Normally first-person games use a single camera which is set up so that it’s centred in the middle of your screen, whatever that screen may be. This means that you “look out” into the world as though you had a single eye in the centre of your head, or close to. It also means that, regardless of the size of your screen, the camera is always centred on the screen centre for the viewing frustum - the camera view axis is orthogonal to, and travels through the centre of, the near and far clip planes.

With VR, you need a camera to represent the view each eye sees, and you also have to think about how you translate the camera view so it matches up with your actual eyeballs. Different people have different sized faces, meaning the distance between your pupils, or IPD, varies per person. The Tango demos give you a little control over this, and cardboard is similar. One thing that the Tango demos do is make the view that you see on the physical tango screen use orthogonal view frustums as described above. this has an immediate side effect of giving you black bars on the side of the screen, because the tango screen is about 150mm across, yet the average IPD is about 62-65mm. this means your eyes are about 32mm either side of the centre line, so you end up with a left eye view of 64mm, a right eye view of 64mm, and dead space in the remaining 25-30mm. I want to have the entire screen being used (peripheral vision is really important, and the wider the field of view is, the better. In photography this is often referred to as Angle of View. One of the concerns people have with the current Microsoft Hololens is the relatively small field of view, and both the Rift and the Vive are striving to give FOV values over 100 degrees.

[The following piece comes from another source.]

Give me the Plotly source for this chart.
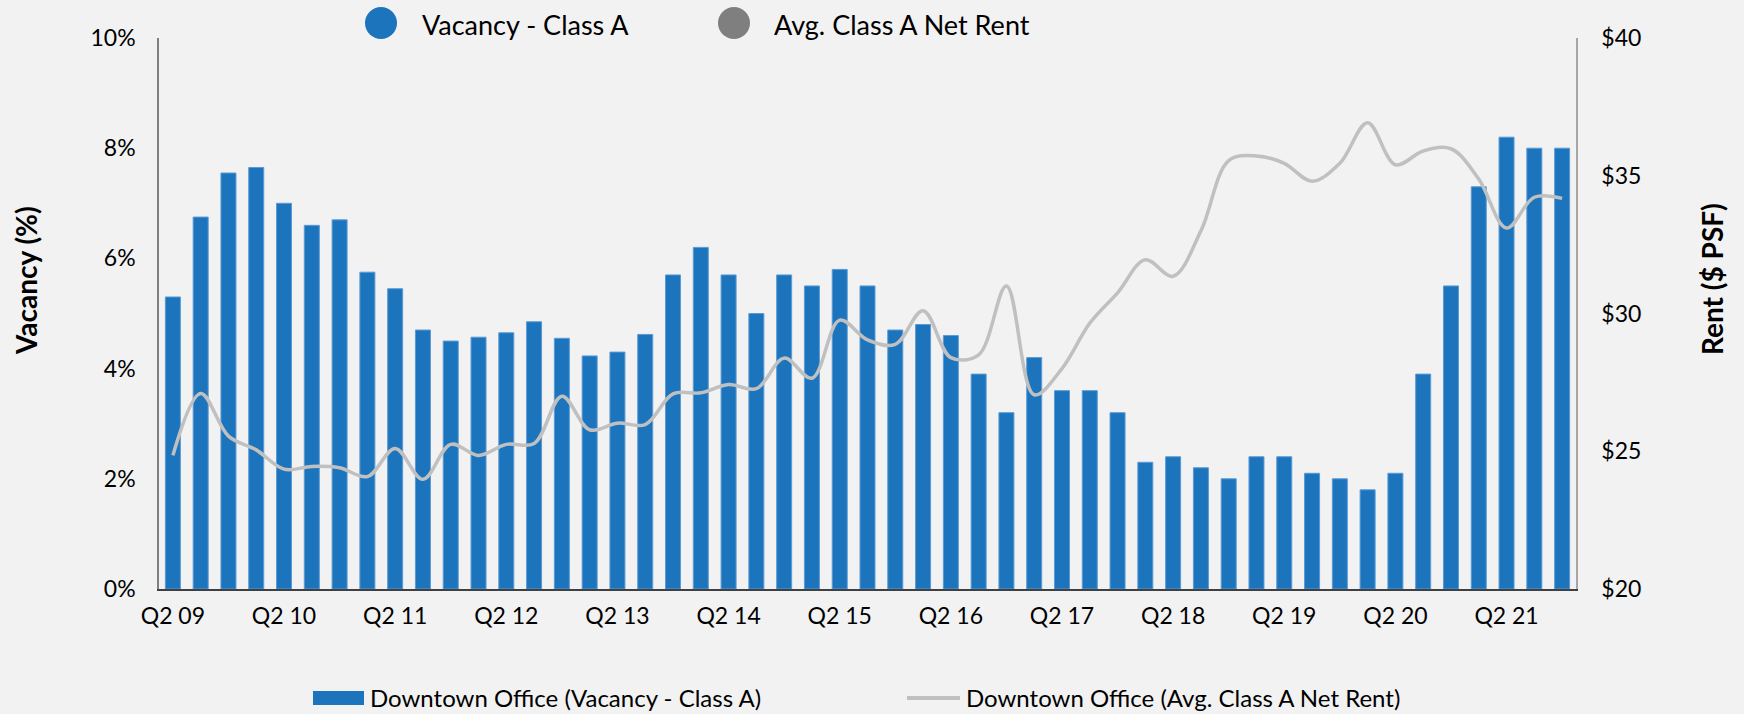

I’ve hacked in some non-orthogonal rendering matrices into my two cameras which lets me use off-axis view vectors, giving full screen coverage. That means no black bars - bonus. One thing I’ve not done is handle the distortion that the lenses bring, which all of the existing SDKs and demos for all the other platforms fix with shaders, so (outside the centre of the FOV) everything in my world looks wierdly distorted. I’ll hopefully be fixing this soon!

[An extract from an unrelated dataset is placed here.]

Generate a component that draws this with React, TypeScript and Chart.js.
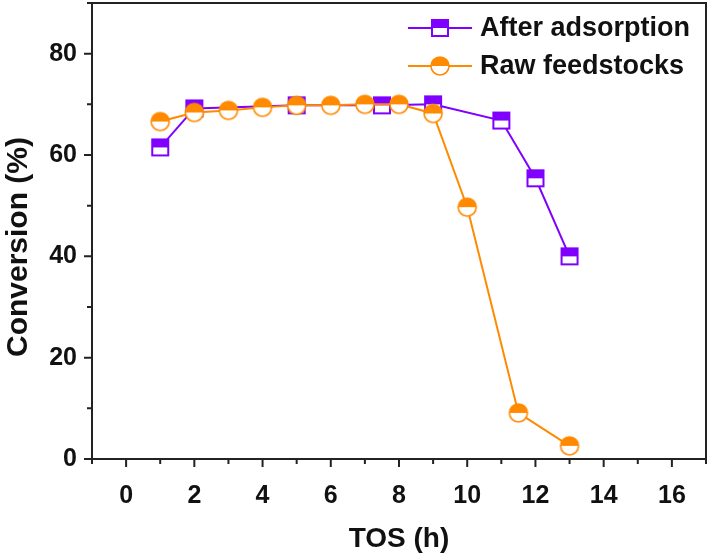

I’ve also not got any sort of vignetting around the screen views yet, which means you get a really sharp divide between the left and right eye views - this is pretty jarring initially, but you get used to it. I’ll be experimenting with different vignettes at some point, but it’s not a big priority right now.

Geometry and materials

The screen in most of our display devices is flat, which means when we want to display something that’s not flat, we need to figure out how to draw something on that screen that appears to have depth (distance away from the display screen). We also need to capture the properties of what we’re looking at, which we’ll normally call “materials” or “surface properties”. The basics are pretty simple to understand but the details of how this works is a very deep research field - if you’re interested in the state of the art, then you should be looking at the output of SIGGRAPH, where the majority of the cutting edge of research into rendering and visualisation techniques are showcased.

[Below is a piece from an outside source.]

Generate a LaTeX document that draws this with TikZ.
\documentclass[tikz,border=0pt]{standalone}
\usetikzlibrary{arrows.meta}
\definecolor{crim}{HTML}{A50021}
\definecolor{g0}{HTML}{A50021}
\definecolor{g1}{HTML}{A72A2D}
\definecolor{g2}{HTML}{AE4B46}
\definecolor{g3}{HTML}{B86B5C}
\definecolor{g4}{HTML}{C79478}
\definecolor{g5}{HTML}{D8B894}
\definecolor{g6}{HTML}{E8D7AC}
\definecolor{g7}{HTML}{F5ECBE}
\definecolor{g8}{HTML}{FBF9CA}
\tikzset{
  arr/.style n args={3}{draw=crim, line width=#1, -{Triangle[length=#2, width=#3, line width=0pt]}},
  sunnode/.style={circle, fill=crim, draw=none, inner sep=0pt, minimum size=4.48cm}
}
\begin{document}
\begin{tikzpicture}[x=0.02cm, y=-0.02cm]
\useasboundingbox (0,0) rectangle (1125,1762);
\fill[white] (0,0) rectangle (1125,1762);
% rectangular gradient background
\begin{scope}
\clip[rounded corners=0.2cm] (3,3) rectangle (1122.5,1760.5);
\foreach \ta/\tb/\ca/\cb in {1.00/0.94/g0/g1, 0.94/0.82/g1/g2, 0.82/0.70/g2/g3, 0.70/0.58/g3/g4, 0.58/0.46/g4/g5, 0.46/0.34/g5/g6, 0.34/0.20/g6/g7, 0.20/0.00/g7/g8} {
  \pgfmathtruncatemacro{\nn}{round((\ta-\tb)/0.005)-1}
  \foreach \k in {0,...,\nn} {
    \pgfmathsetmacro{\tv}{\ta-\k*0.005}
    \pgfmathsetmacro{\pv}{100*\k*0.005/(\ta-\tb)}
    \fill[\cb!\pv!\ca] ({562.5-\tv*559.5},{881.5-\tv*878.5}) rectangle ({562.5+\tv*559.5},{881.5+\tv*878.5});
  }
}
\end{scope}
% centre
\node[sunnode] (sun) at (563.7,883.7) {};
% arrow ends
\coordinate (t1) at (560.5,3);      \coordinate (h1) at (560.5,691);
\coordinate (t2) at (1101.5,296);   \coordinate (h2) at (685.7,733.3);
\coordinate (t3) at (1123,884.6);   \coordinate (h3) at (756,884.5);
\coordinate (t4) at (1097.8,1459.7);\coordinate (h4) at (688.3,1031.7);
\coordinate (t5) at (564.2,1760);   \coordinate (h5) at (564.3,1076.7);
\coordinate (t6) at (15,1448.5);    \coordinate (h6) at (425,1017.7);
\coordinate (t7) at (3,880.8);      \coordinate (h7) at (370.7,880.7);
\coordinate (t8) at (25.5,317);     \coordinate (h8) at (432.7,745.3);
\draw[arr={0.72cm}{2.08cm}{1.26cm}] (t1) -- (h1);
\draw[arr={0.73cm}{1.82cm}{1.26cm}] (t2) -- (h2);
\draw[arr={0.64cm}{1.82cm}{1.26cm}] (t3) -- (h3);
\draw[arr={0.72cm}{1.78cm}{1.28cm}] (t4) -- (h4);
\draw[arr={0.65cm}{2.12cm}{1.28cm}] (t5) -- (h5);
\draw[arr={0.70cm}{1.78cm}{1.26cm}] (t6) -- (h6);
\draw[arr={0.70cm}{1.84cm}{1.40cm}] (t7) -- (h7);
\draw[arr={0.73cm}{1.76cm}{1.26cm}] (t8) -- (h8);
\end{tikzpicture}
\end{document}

The current prototype is using Unity’s rendering system to convert our mathematical representation of the world into something that we can observe on a display scene. It’s a very capable rendering system that handles the geometry, shaders and materials well enough for us to observe close-to-realistic representations of real world objects. As you can see from the example videos, things currently look pretty abysmal, but that’s not an issue with the rendering system itself, it’s an issue with the information that I’m providing to it - my mathematical representation of my house doesn’t contain nearly enough information to give an accurate picture of what we’re wanting to see.

The initial results I’m getting back from the Tango sensors (which give back a depth point cloud at 5Hz and a 2D picture from the camera at 30Hz) are being turned into a mesh using Google’s Chisel process. This is giving me a mesh that’s aliased into 50mm cubes, and each mesh vertex holds a colour value which is taken from the picture created by the camera which matches up to the depth cloud at the same point in time.

Doing this kind of processing realtime was science fiction until some point this decade, so being able to do it at all is basically blowing my tiny mind. The fact I can do it with 300 quid’s worth of mobile hardware is simply astounding.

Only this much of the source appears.